**TASK GOAL:** All lines below must be repeated exactly, with the pictures omitted.

**SUPPLIED INFORMATION:**
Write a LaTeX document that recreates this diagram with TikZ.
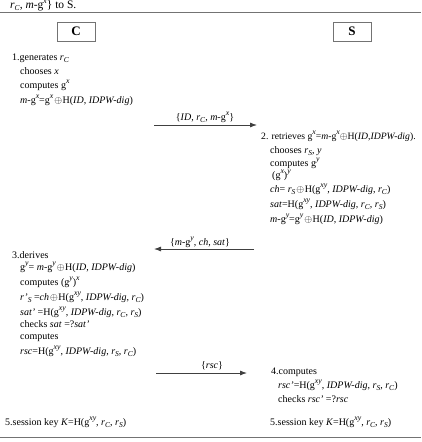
\documentclass[tikz,border=0pt]{standalone}
\usepackage{fontspec}
\setmainfont{Liberation Serif}
\usetikzlibrary{arrows.meta}
\newcommand\Sup[1]{\raisebox{0.9ex}{\fontsize{7.8}{8}\selectfont\textit{#1}}}
\newcommand\Sub[1]{\raisebox{-0.45ex}{\fontsize{7.5}{8}\selectfont\textit{#1}}}
\newcommand\rC{\textit{r}\Sub{C}}
\newcommand\rS{\textit{r}\Sub{S}}
\newcommand\gX{g\Sup{x}}
\newcommand\gY{g\Sup{y}}
\newcommand\gXY{g\Sup{xy}}
\newcommand\mgX{\textit{m}-g\Sup{x}}
\newcommand\mgY{\textit{m}-g\Sup{y}}
\newcommand\dig{\textit{IDPW-dig}}
\newcommand\xo{\hspace{1pt}$\oplus$\hspace{0.6pt}}
\begin{document}
\begin{tikzpicture}[x=1pt,y=-1pt,
  txt/.style={anchor=base west,inner sep=0pt,font=\fontsize{10}{11}\selectfont},
  lbl/.style={anchor=base,inner sep=0pt,font=\fontsize{10}{11}\selectfont},
  msg/.style={-{Latex[length=7pt,width=5pt]},draw=black!75,line width=0.8pt},
  rule/.style={draw=black!55,line width=0.8pt},
  party/.style={draw=black!55,line width=0.7pt,minimum width=38pt,minimum height=19pt,inner sep=0pt,font=\fontsize{13}{15}\selectfont\bfseries}]
\useasboundingbox (0,0) rectangle (421,442);
\node[anchor=base west,inner sep=0pt,font=\fontsize{11.5}{13}\selectfont] (top) at (10,8) {\rC, \mgX\} to S.};
\coordinate (tl) at (0,12); \coordinate (tr) at (421,12);
\draw[rule] (tl) -- (tr);
\coordinate (bl) at (0,437); \coordinate (br) at (421,437);
\draw[rule] (bl) -- (br);
\node[party] (C) at (76,31.5) {C};
\node[party] (S) at (352,31.5) {S};
% step 1
\node[txt] (c1) at (12,60) {1.generates \rC};
\node[txt] (c2) at (20,74) {chooses \textit{x}};
\node[txt] (c3) at (20,88) {computes \gX};
\node[txt] (c4) at (20,103) {\mgX=\gX\xo H(\textit{ID}, \dig)};
% message 1
\coordinate (a1s) at (154,125); \coordinate (a1e) at (257,125);
\draw[msg] (a1s) -- (a1e);
\node[lbl] (l1) at (205,120) {\{\textit{ID}, \rC, \mgX\}};
% step 2
\node[txt,font=\fontsize{9.7}{11}\selectfont] (s1) at (261,139) {2. retrieves \gX=\mgX$\oplus$H(\textit{ID},\dig).};
\node[txt] (s2) at (270,153) {chooses \rS, \textit{y}};
\node[txt] (s3) at (270,166) {computes \gY};
\node[txt] (s4) at (272,178) {(\gX)\Sup{y}};
\node[txt] (s5) at (270,192) {\textit{ch}= \rS\xo H(\gXY, \dig, \rC)};
\node[txt] (s6) at (270,207) {\textit{sat}=H(\gXY, \dig, \rC, \rS)};
\node[txt] (s7) at (270,222) {\mgY=\gY\xo H(\textit{ID}, \dig)};
% message 2
\coordinate (a2s) at (254,249); \coordinate (a2e) at (154,249);
\draw[msg] (a2s) -- (a2e);
\node[lbl] (l2) at (200,245) {\{\mgY, \textit{ch}, \textit{sat}\}};
% step 3
\node[txt] (d1) at (12,258) {3.derives};
\node[txt] (d2) at (20,270) {\gY= \mgY\xo H(\textit{ID}, \dig)};
\node[txt] (d3) at (20,285) {computes (\gY)\Sup{x}};
\node[txt] (d4) at (20,300) {\textit{r'}\Sub{S} =\textit{ch}\xo H(\gXY, \dig, \rC)};
\node[txt] (d5) at (20,315) {\textit{sat'} =H(\gXY, \dig, \rC, \rS)};
\node[txt] (d6) at (20,327) {checks \textit{sat} =?\textit{sat'}};
\node[txt] (d7) at (20,339) {computes};
\node[txt] (d8) at (20,354) {\textit{rsc}=H(\gXY, \dig, \rS, \rC)};
% message 3
\coordinate (a3s) at (156,373); \coordinate (a3e) at (247,373);
\draw[msg] (a3s) -- (a3e);
\node[lbl] (l3) at (212,368) {\{\textit{rsc}\}};
% step 4
\node[txt] (e1) at (271,374) {4.computes};
\node[txt] (e2) at (278,388) {\textit{rsc'}=H(\gXY, \dig, \rS, \rC)};
\node[txt] (e3) at (278,402) {checks \textit{rsc'} =?\textit{rsc}};
% step 5
\node[txt] (k1) at (5,425) {5.session key \textit{K}=H(\gXY, \rC, \rS)};
\node[txt] (k2) at (270,425) {5.session key \textit{K}=H(\gXY, \rC, \rS)};
\end{tikzpicture}
\end{document}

**RESULT FOR THIS TASK:**
Write a LaTeX document that recreates this diagram with TikZ.
\documentclass[tikz,border=0pt]{standalone}
\usepackage{fontspec}
\setmainfont{Liberation Serif}
\usetikzlibrary{arrows.meta}
\newcommand\Sup[1]{\raisebox{0.9ex}{\fontsize{7.8}{8}\selectfont\textit{#1}}}
\newcommand\Sub[1]{\raisebox{-0.45ex}{\fontsize{7.5}{8}\selectfont\textit{#1}}}
\newcommand\rC{\textit{r}\Sub{C}}
\newcommand\rS{\textit{r}\Sub{S}}
\newcommand\gX{g\Sup{x}}
\newcommand\gY{g\Sup{y}}
\newcommand\gXY{g\Sup{xy}}
\newcommand\mgX{\textit{m}-g\Sup{x}}
\newcommand\mgY{\textit{m}-g\Sup{y}}
\newcommand\dig{\textit{IDPW-dig}}
\newcommand\xo{\hspace{1pt}$\oplus$\hspace{0.6pt}}
\begin{document}
\begin{tikzpicture}[x=1pt,y=-1pt,
  txt/.style={anchor=base west,inner sep=0pt,font=\fontsize{10}{11}\selectfont},
  lbl/.style={anchor=base,inner sep=0pt,font=\fontsize{10}{11}\selectfont},
  msg/.style={-{Latex[length=7pt,width=5pt]},draw=black!75,line width=0.8pt},
  rule/.style={draw=black!55,line width=0.8pt},
  party/.style={draw=black!55,line width=0.7pt,minimum width=38pt,minimum height=19pt,inner sep=0pt,font=\fontsize{13}{15}\selectfont\bfseries}]
\useasboundingbox (0,0) rectangle (421,442);
\node[anchor=base west,inner sep=0pt,font=\fontsize{11.5}{13}\selectfont] (top) at (10,8) {\rC, \mgX\} to S.};
\coordinate (tl) at (0,12); \coordinate (tr) at (421,12);
\draw[rule] (tl) -- (tr);
\coordinate (bl) at (0,437); \coordinate (br) at (421,437);
\draw[rule] (bl) -- (br);
\node[party] (C) at (76,31.5) {C};
\node[party] (S) at (352,31.5) {S};
% step 1
\node[txt] (c1) at (12,60) {1.generates \rC};
\node[txt] (c2) at (20,74) {chooses \textit{x}};
\node[txt] (c3) at (20,88) {computes \gX};
\node[txt] (c4) at (20,103) {\mgX=\gX\xo H(\textit{ID}, \dig)};
% message 1
\coordinate (a1s) at (154,125); \coordinate (a1e) at (257,125);
\draw[msg] (a1s) -- (a1e);
\node[lbl] (l1) at (205,120) {\{\textit{ID}, \rC, \mgX\}};
% step 2
\node[txt,font=\fontsize{9.7}{11}\selectfont] (s1) at (261,139) {2. retrieves \gX=\mgX$\oplus$H(\textit{ID},\dig).};
\node[txt] (s2) at (270,153) {chooses \rS, \textit{y}};
\node[txt] (s3) at (270,166) {computes \gY};
\node[txt] (s4) at (272,178) {(\gX)\Sup{y}};
\node[txt] (s5) at (270,192) {\textit{ch}= \rS\xo H(\gXY, \dig, \rC)};
\node[txt] (s6) at (270,207) {\textit{sat}=H(\gXY, \dig, \rC, \rS)};
\node[txt] (s7) at (270,222) {\mgY=\gY\xo H(\textit{ID}, \dig)};
% message 2
\coordinate (a2s) at (254,249); \coordinate (a2e) at (154,249);
\draw[msg] (a2s) -- (a2e);
\node[lbl] (l2) at (200,245) {\{\mgY, \textit{ch}, \textit{sat}\}};
% step 3
\node[txt] (d1) at (12,258) {3.derives};
\node[txt] (d2) at (20,270) {\gY= \mgY\xo H(\textit{ID}, \dig)};
\node[txt] (d3) at (20,285) {computes (\gY)\Sup{x}};
\node[txt] (d4) at (20,300) {\textit{r'}\Sub{S} =\textit{ch}\xo H(\gXY, \dig, \rC)};
\node[txt] (d5) at (20,315) {\textit{sat'} =H(\gXY, \dig, \rC, \rS)};
\node[txt] (d6) at (20,327) {checks \textit{sat} =?\textit{sat'}};
\node[txt] (d7) at (20,339) {computes};
\node[txt] (d8) at (20,354) {\textit{rsc}=H(\gXY, \dig, \rS, \rC)};
% message 3
\coordinate (a3s) at (156,373); \coordinate (a3e) at (247,373);
\draw[msg] (a3s) -- (a3e);
\node[lbl] (l3) at (212,368) {\{\textit{rsc}\}};
% step 4
\node[txt] (e1) at (271,374) {4.computes};
\node[txt] (e2) at (278,388) {\textit{rsc'}=H(\gXY, \dig, \rS, \rC)};
\node[txt] (e3) at (278,402) {checks \textit{rsc'} =?\textit{rsc}};
% step 5
\node[txt] (k1) at (5,425) {5.session key \textit{K}=H(\gXY, \rC, \rS)};
\node[txt] (k2) at (270,425) {5.session key \textit{K}=H(\gXY, \rC, \rS)};
\end{tikzpicture}
\end{document}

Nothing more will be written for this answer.